А они слились устами, закрыли глаза. Их лица побледнели и застыли. Кажется, что они умирают пронзительной, сладкой смертью. Голубая туфелька падает на пол с сухим, как будто бы забытым стуком, пола халата распахивается, открывая смуглую детскую ногу.
Вдруг Ирена вскакивает с колен Рыжего, задевая стол.
— Что о нас подумает Павел? — восклицает она, ища ногой туфель и поправляя растрепанные волосы.
В ответ Роман разражается радостным, грохочущим смехом. Продолжая смеяться, он подливает водки.
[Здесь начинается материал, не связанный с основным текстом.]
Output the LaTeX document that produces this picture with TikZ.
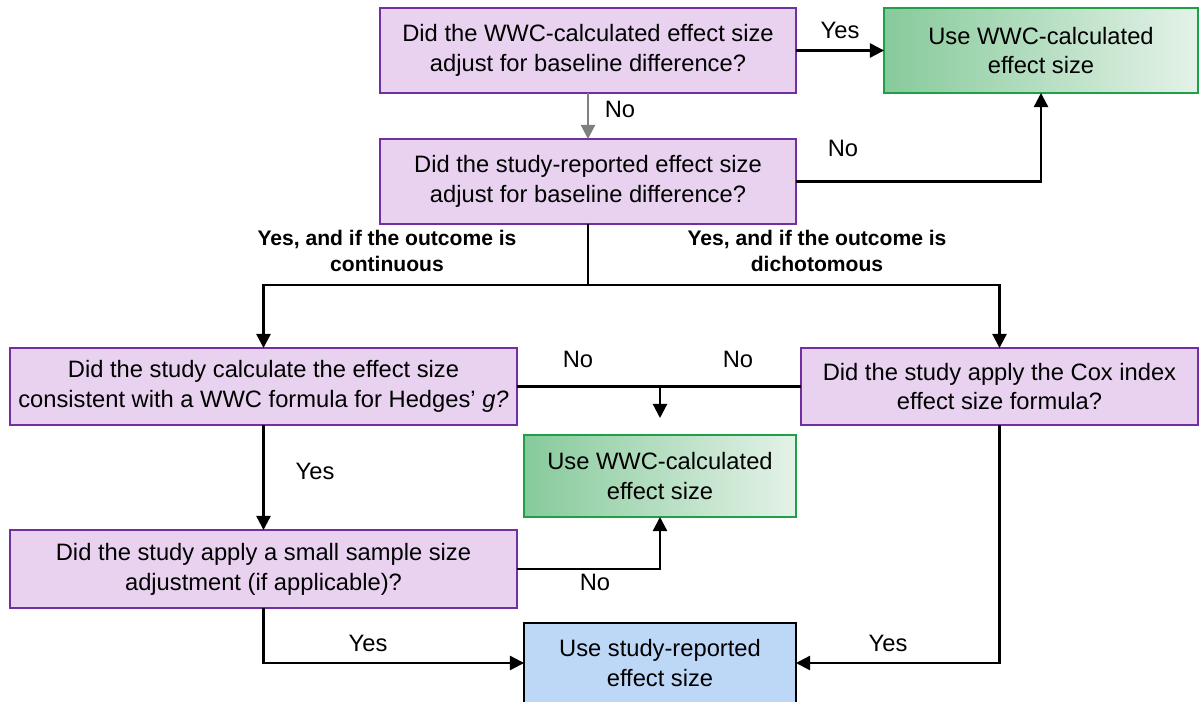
\documentclass[tikz,border=0pt]{standalone}
\usepackage{fontspec}
\setmainfont{Liberation Sans}
\usetikzlibrary{arrows.meta}
\definecolor{qfill}{RGB}{232,210,240}
\definecolor{qdraw}{RGB}{112,48,160}
\definecolor{gdraw}{RGB}{30,160,70}
\definecolor{gleft}{RGB}{135,202,155}
\definecolor{gright}{RGB}{228,242,232}
\definecolor{bfill}{RGB}{189,215,247}
\definecolor{arrgray}{RGB}{128,128,128}
\tikzset{
  qbox/.style={draw=qdraw, fill=qfill, line width=1.3pt, inner sep=0pt, outer sep=0pt, align=center, font=\fontsize{13.5}{17}\selectfont},
  gbox/.style={draw=gdraw, left color=gleft, right color=gright, line width=1.3pt, inner sep=0pt, outer sep=0pt, align=center, font=\fontsize{13.5}{17}\selectfont},
  bbox/.style={draw=black, fill=bfill, line width=1.3pt, inner sep=0pt, outer sep=0pt, align=center, font=\fontsize{13.5}{17}\selectfont},
  conn/.style={line width=1.3pt, black},
  arr/.style={conn, -{Triangle[length=8pt,width=8pt]}},
  arrg/.style={line width=1.3pt, arrgray, -{Triangle[length=8pt,width=8pt]}},
  lbl/.style={font=\fontsize{13.5}{17}\selectfont, inner sep=0pt},
  blbl/.style={font=\bfseries\fontsize{12}{15}\selectfont, align=center, inner sep=0pt},
}
\begin{document}
\begin{tikzpicture}[x=0.02cm,y=-0.02cm]
\clip (0,0) rectangle (1204,702);
\fill[white] (0,0) rectangle (1204,702);

\node[qbox, minimum width=8.32cm, minimum height=1.7cm] (q1) at (588,50.5) {Did the WWC-calculated effect size\\adjust for baseline difference?};
\node[gbox, minimum width=6.28cm, minimum height=1.7cm] (g1) at (1041,50.5) {Use WWC-calculated\\effect size};
\node[qbox, minimum width=8.32cm, minimum height=1.7cm] (q2) at (588,181.5) {Did the study-reported effect size\\adjust for baseline difference?};
\node[qbox, minimum width=10.14cm, minimum height=1.54cm] (q3) at (263.5,386.5) {Did the study calculate the effect size\\consistent with a WWC formula for Hedges’ \textit{g?}};
\node[qbox, minimum width=7.94cm, minimum height=1.54cm] (q4) at (999.5,386.5) {Did the study apply the Cox index\\effect size formula?};
\node[gbox, minimum width=5.44cm, minimum height=1.64cm] (g2) at (660,476) {Use WWC-calculated\\effect size};
\node[qbox, minimum width=10.14cm, minimum height=1.56cm] (q5) at (263.5,569) {Did the study apply a small sample size\\adjustment (if applicable)?};
\node[bbox, minimum width=5.44cm, minimum height=1.6cm] (b) at (660,663) {Use study-reported\\effect size};

\coordinate (j1) at (588,285);
\coordinate (j2) at (660,386.5);
\coordinate (j2e) at (660,418);

\draw[arr] (q1) -- (g1);
\draw[arrg] (q1) -- (q2);
\draw[arr] (q2.east) -| (g1.south);
\draw[conn] (q2.south) -- (j1);
\draw[arr] (j1) -| (q3.north);
\draw[arr] (j1) -| (q4.north);
\draw[conn] (q3.east) -- (q4.west);
\draw[arr] (j2) -- (j2e);
\draw[arr] (q3) -- (q5);
\draw[arr] (q5.east) -| (g2.south);
\draw[arr] (q5.south) |- (b.west);
\draw[arr] (q4.south) |- (b.east);

\node[lbl] (l1) at (840,30) {Yes};
\node[lbl] (l2) at (620,109) {No};
\node[lbl] (l3) at (843,148) {No};
\node[blbl] (l4) at (387,251) {Yes, and if the outcome is\\continuous};
\node[blbl] (l5) at (817,251) {Yes, and if the outcome is\\dichotomous};
\node[lbl] (l6) at (578,359) {No};
\node[lbl] (l7) at (738,359) {No};
\node[lbl] (l8) at (315,471) {Yes};
\node[lbl] (l9) at (595,582) {No};
\node[lbl] (l10) at (368,643) {Yes};
\node[lbl] (l11) at (888,643) {Yes};
\end{tikzpicture}
\end{document}
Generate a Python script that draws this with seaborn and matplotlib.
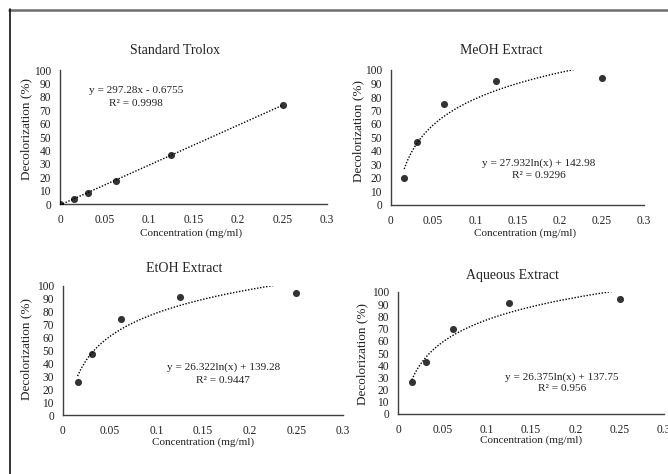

— Принеси-ка лучше вилку, — говорит он. — Нечем поддеть огурец.
— И еще один вопрос, — говорит Михал сдавленным голосом, когда Ирена исчезает за дверями. — Мы должны изменить клички.
— У меня уже есть, — отвечает громко Рыжий. — С этого дня я называюсь Ирена.
И Рыжий, вызывающе глядя в лицо Михала, поднимает рюмку.
Когда он возвращается, город почти пуст. Приближается комендантский час. Большой белый рынок залили голубые воды луны. Чернеет матовая мостовая. От остановки на углу отходит одинокий, наполненный голубым светом трамвай. Постепенно выплывает бетонный островок между путями. Михал останавливается как зачарованный. На краю этого островка вделана в мостовую красная сигнальная лампочка. И над ней, как над угольком угасающего костра, стоит маленький ангел в золотой короне. Белая рубашка складками ниспадает до самой земли, крылья криво свисают с худых опущенных плеч. Ребенок молитвенно сложил руки над мерцающим внизу светом. Может быть, он пытается согреть их? Розовым светом светятся маленькие пальчики.
Сдерживая волнение, Михал идет быстрее. Из-за угла долетает каменное эхо шагов патруля.
Он застает мать уже в постели. Она сидит выпрямившись, с лицом, обращенным к двери.
— Мне стало как-то нехорошо, — объясняет она. — Я устроила себе отдых. Решила почитать в кровати.
— Ну, конечно. Правильно.
— Я все тебе приготовила. Сыр и хлеб. В кастрюльке немного брюквы, разогрей ее на плитке.
— Хорошо. Обязательно.
Михал садится за стол, жует кусок сухого белого сыра. Он слышит шелест переворачиваемой страницы, потом легкий протяжный вздох и через минуту ритмичное дыхание. Он на цыпочках подходит к кровати. Рука с книгой лежит на одеяле, мать спит с раскрытым ртом. Михал осторожно снимает с нее очки, кончиками пальцев робко поправляет упавшие на лоб волосы.